┏━━

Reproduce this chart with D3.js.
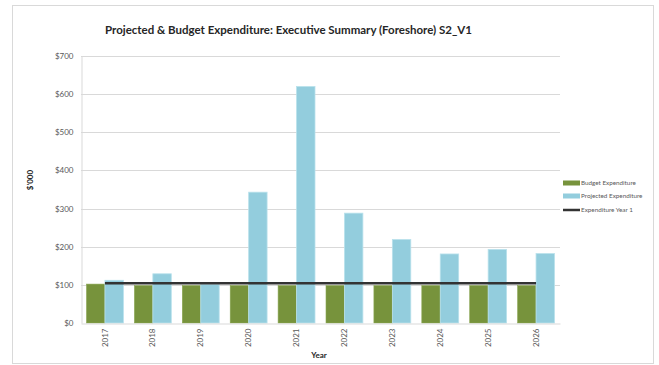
<!DOCTYPE html>
<html>
<head>
<meta charset="utf-8">
<script src="https://cdn.jsdelivr.net/npm/d3@7"></script>
<style>
  html, body { margin: 0; padding: 0; background: #fff; }
  svg { display: block; }
  text { font-family: Lato, "Open Sans", sans-serif; }
</style>
</head>
<body>
<svg id="chart" width="659" height="365"></svg>
<script>
// Expenditure by year, in $'000
const years = ["2017", "2018", "2019", "2020", "2021", "2022", "2023", "2024", "2025", "2026"];
const budgetExpenditure = [102, 98, 98, 98, 98, 98, 98, 98, 98, 98];
const projectedExpenditure = [112, 129, 101, 343, 620, 288, 219, 181, 193, 182];
const expenditureYear1 = [104, 104, 104, 104, 104, 104, 104, 104, 104, 104];
const yTicks = [0, 100, 200, 300, 400, 500, 600, 700];
const seriesNames = ["Budget Expenditure", "Projected Expenditure", "Expenditure Year 1"];

const colors = { budget: "#77933c", projected: "#93cddd", line: "#333333" };

const svg = d3.select("#chart");

// outer chart frame
svg.append("rect")
  .attr("x", 12.5).attr("y", 5.5).attr("width", 641).attr("height", 358)
  .attr("fill", "#fff").attr("stroke", "#d9d9d9");

const plot = { left: 81, right: 560, top: 56, bottom: 323 };

const x = d3.scaleBand().domain(years)
  .range([plot.left, plot.right])
  .paddingInner(0.23).paddingOuter(0.115);
const y = d3.scaleLinear().domain([0, 700]).range([plot.bottom, plot.top]);

// gridlines
svg.append("g").selectAll("line").data(yTicks.filter(d => d > 0)).join("line")
  .attr("x1", plot.left).attr("x2", plot.right)
  .attr("y1", d => Math.round(y(d)) + 0.5).attr("y2", d => Math.round(y(d)) + 0.5)
  .attr("stroke", "#d9d9d9").attr("stroke-width", 1);

// y axis
const yAxis = svg.append("g")
  .attr("transform", `translate(${plot.left + 0.5},0)`)
  .call(d3.axisLeft(y).tickValues(yTicks).tickSize(0).tickPadding(8).tickFormat(d => "$" + d));
yAxis.select(".domain").attr("stroke", "#d9d9d9");
yAxis.selectAll("text").attr("fill", "#595959").attr("font-size", 8);

// bars
const half = x.bandwidth() / 2;
const xs = d3.scaleBand().domain(["budget", "projected"]).range([0, x.bandwidth()]);

svg.append("g").selectAll("rect").data(years).join("rect")
  .attr("x", (d) => x(d) + xs("budget"))
  .attr("y", (d, i) => y(budgetExpenditure[i]))
  .attr("width", xs.bandwidth())
  .attr("height", (d, i) => y(0) - y(budgetExpenditure[i]))
  .attr("fill", colors.budget)
  .attr("stroke", "#8aa653").attr("stroke-width", 0.6);

svg.append("g").selectAll("rect").data(years).join("rect")
  .attr("x", (d) => x(d) + xs("projected"))
  .attr("y", (d, i) => y(projectedExpenditure[i]))
  .attr("width", xs.bandwidth())
  .attr("height", (d, i) => y(0) - y(projectedExpenditure[i]))
  .attr("fill", colors.projected)
  .attr("stroke", "#b9e1ec").attr("stroke-width", 0.8);

// x axis
const xAxis = svg.append("g")
  .attr("transform", `translate(0,${plot.bottom + 0.5})`)
  .call(d3.axisBottom(x).tickSize(0).tickSizeOuter(0));
xAxis.select(".domain").attr("stroke", "#d9d9d9");
xAxis.selectAll("text")
  .attr("fill", "#595959").attr("font-size", 8)
  .attr("transform", "rotate(-90)")
  .attr("text-anchor", "end")
  .attr("dy", "0.32em")
  .attr("x", -5).attr("y", 0);

// expenditure year 1 line
const line = d3.line()
  .x((d, i) => x(years[i]) + half)
  .y(d => y(d));
svg.append("path")
  .datum(expenditureYear1)
  .attr("d", line)
  .attr("fill", "none")
  .attr("stroke", colors.line)
  .attr("stroke-width", 2.5);

// title
svg.append("text")
  .attr("x", 105).attr("y", 34)
  .attr("font-size", 12).attr("font-weight", "bold").attr("fill", "#262626")
  .attr("textLength", 367).attr("lengthAdjust", "spacingAndGlyphs")
  .text("Projected & Budget Expenditure: Executive Summary (Foreshore) S2_V1");

// axis titles
svg.append("text")
  .attr("transform", "translate(33,180) rotate(-90)")
  .attr("text-anchor", "middle")
  .attr("font-size", 8).attr("font-weight", "bold").attr("fill", "#262626")
  .text("$'000");

svg.append("text")
  .attr("x", 319).attr("y", 358)
  .attr("text-anchor", "middle")
  .attr("font-size", 8).attr("font-weight", "bold").attr("fill", "#262626")
  .text("Year");

// legend
const legend = svg.append("g").attr("transform", "translate(563,0)");
const legendY = [183, 196, 210];
seriesNames.forEach((name, i) => {
  const g = legend.append("g").attr("transform", `translate(0,${legendY[i]})`);
  if (i < 2) {
    g.append("rect").attr("x", 0).attr("y", -2.5).attr("width", 17).attr("height", 5)
      .attr("fill", i === 0 ? colors.budget : colors.projected);
  } else {
    g.append("line").attr("x1", 0).attr("x2", 17).attr("y1", 0).attr("y2", 0)
      .attr("stroke", colors.line).attr("stroke-width", 2.5);
  }
  g.append("text").attr("x", 18).attr("y", 0).attr("dy", "0.35em")
    .attr("font-size", 6.3).attr("fill", "#595959")
    .text(name);
});
</script>
</body>
</html>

┗━━

Stated exercise
Restate the data above word for word. Do not include the images.

Exercise answer
Reproduce this chart with D3.js.
<!DOCTYPE html>
<html>
<head>
<meta charset="utf-8">
<script src="https://cdn.jsdelivr.net/npm/d3@7"></script>
<style>
  html, body { margin: 0; padding: 0; background: #fff; }
  svg { display: block; }
  text { font-family: Lato, "Open Sans", sans-serif; }
</style>
</head>
<body>
<svg id="chart" width="659" height="365"></svg>
<script>
// Expenditure by year, in $'000
const years = ["2017", "2018", "2019", "2020", "2021", "2022", "2023", "2024", "2025", "2026"];
const budgetExpenditure = [102, 98, 98, 98, 98, 98, 98, 98, 98, 98];
const projectedExpenditure = [112, 129, 101, 343, 620, 288, 219, 181, 193, 182];
const expenditureYear1 = [104, 104, 104, 104, 104, 104, 104, 104, 104, 104];
const yTicks = [0, 100, 200, 300, 400, 500, 600, 700];
const seriesNames = ["Budget Expenditure", "Projected Expenditure", "Expenditure Year 1"];

const colors = { budget: "#77933c", projected: "#93cddd", line: "#333333" };

const svg = d3.select("#chart");

// outer chart frame
svg.append("rect")
  .attr("x", 12.5).attr("y", 5.5).attr("width", 641).attr("height", 358)
  .attr("fill", "#fff").attr("stroke", "#d9d9d9");

const plot = { left: 81, right: 560, top: 56, bottom: 323 };

const x = d3.scaleBand().domain(years)
  .range([plot.left, plot.right])
  .paddingInner(0.23).paddingOuter(0.115);
const y = d3.scaleLinear().domain([0, 700]).range([plot.bottom, plot.top]);

// gridlines
svg.append("g").selectAll("line").data(yTicks.filter(d => d > 0)).join("line")
  .attr("x1", plot.left).attr("x2", plot.right)
  .attr("y1", d => Math.round(y(d)) + 0.5).attr("y2", d => Math.round(y(d)) + 0.5)
  .attr("stroke", "#d9d9d9").attr("stroke-width", 1);

// y axis
const yAxis = svg.append("g")
  .attr("transform", `translate(${plot.left + 0.5},0)`)
  .call(d3.axisLeft(y).tickValues(yTicks).tickSize(0).tickPadding(8).tickFormat(d => "$" + d));
yAxis.select(".domain").attr("stroke", "#d9d9d9");
yAxis.selectAll("text").attr("fill", "#595959").attr("font-size", 8);

// bars
const half = x.bandwidth() / 2;
const xs = d3.scaleBand().domain(["budget", "projected"]).range([0, x.bandwidth()]);

svg.append("g").selectAll("rect").data(years).join("rect")
  .attr("x", (d) => x(d) + xs("budget"))
  .attr("y", (d, i) => y(budgetExpenditure[i]))
  .attr("width", xs.bandwidth())
  .attr("height", (d, i) => y(0) - y(budgetExpenditure[i]))
  .attr("fill", colors.budget)
  .attr("stroke", "#8aa653").attr("stroke-width", 0.6);

svg.append("g").selectAll("rect").data(years).join("rect")
  .attr("x", (d) => x(d) + xs("projected"))
  .attr("y", (d, i) => y(projectedExpenditure[i]))
  .attr("width", xs.bandwidth())
  .attr("height", (d, i) => y(0) - y(projectedExpenditure[i]))
  .attr("fill", colors.projected)
  .attr("stroke", "#b9e1ec").attr("stroke-width", 0.8);

// x axis
const xAxis = svg.append("g")
  .attr("transform", `translate(0,${plot.bottom + 0.5})`)
  .call(d3.axisBottom(x).tickSize(0).tickSizeOuter(0));
xAxis.select(".domain").attr("stroke", "#d9d9d9");
xAxis.selectAll("text")
  .attr("fill", "#595959").attr("font-size", 8)
  .attr("transform", "rotate(-90)")
  .attr("text-anchor", "end")
  .attr("dy", "0.32em")
  .attr("x", -5).attr("y", 0);

// expenditure year 1 line
const line = d3.line()
  .x((d, i) => x(years[i]) + half)
  .y(d => y(d));
svg.append("path")
  .datum(expenditureYear1)
  .attr("d", line)
  .attr("fill", "none")
  .attr("stroke", colors.line)
  .attr("stroke-width", 2.5);

// title
svg.append("text")
  .attr("x", 105).attr("y", 34)
  .attr("font-size", 12).attr("font-weight", "bold").attr("fill", "#262626")
  .attr("textLength", 367).attr("lengthAdjust", "spacingAndGlyphs")
  .text("Projected & Budget Expenditure: Executive Summary (Foreshore) S2_V1");

// axis titles
svg.append("text")
  .attr("transform", "translate(33,180) rotate(-90)")
  .attr("text-anchor", "middle")
  .attr("font-size", 8).attr("font-weight", "bold").attr("fill", "#262626")
  .text("$'000");

svg.append("text")
  .attr("x", 319).attr("y", 358)
  .attr("text-anchor", "middle")
  .attr("font-size", 8).attr("font-weight", "bold").attr("fill", "#262626")
  .text("Year");

// legend
const legend = svg.append("g").attr("transform", "translate(563,0)");
const legendY = [183, 196, 210];
seriesNames.forEach((name, i) => {
  const g = legend.append("g").attr("transform", `translate(0,${legendY[i]})`);
  if (i < 2) {
    g.append("rect").attr("x", 0).attr("y", -2.5).attr("width", 17).attr("height", 5)
      .attr("fill", i === 0 ? colors.budget : colors.projected);
  } else {
    g.append("line").attr("x1", 0).attr("x2", 17).attr("y1", 0).attr("y2", 0)
      .attr("stroke", colors.line).attr("stroke-width", 2.5);
  }
  g.append("text").attr("x", 18).attr("y", 0).attr("dy", "0.35em")
    .attr("font-size", 6.3).attr("fill", "#595959")
    .text(name);
});
</script>
</body>
</html>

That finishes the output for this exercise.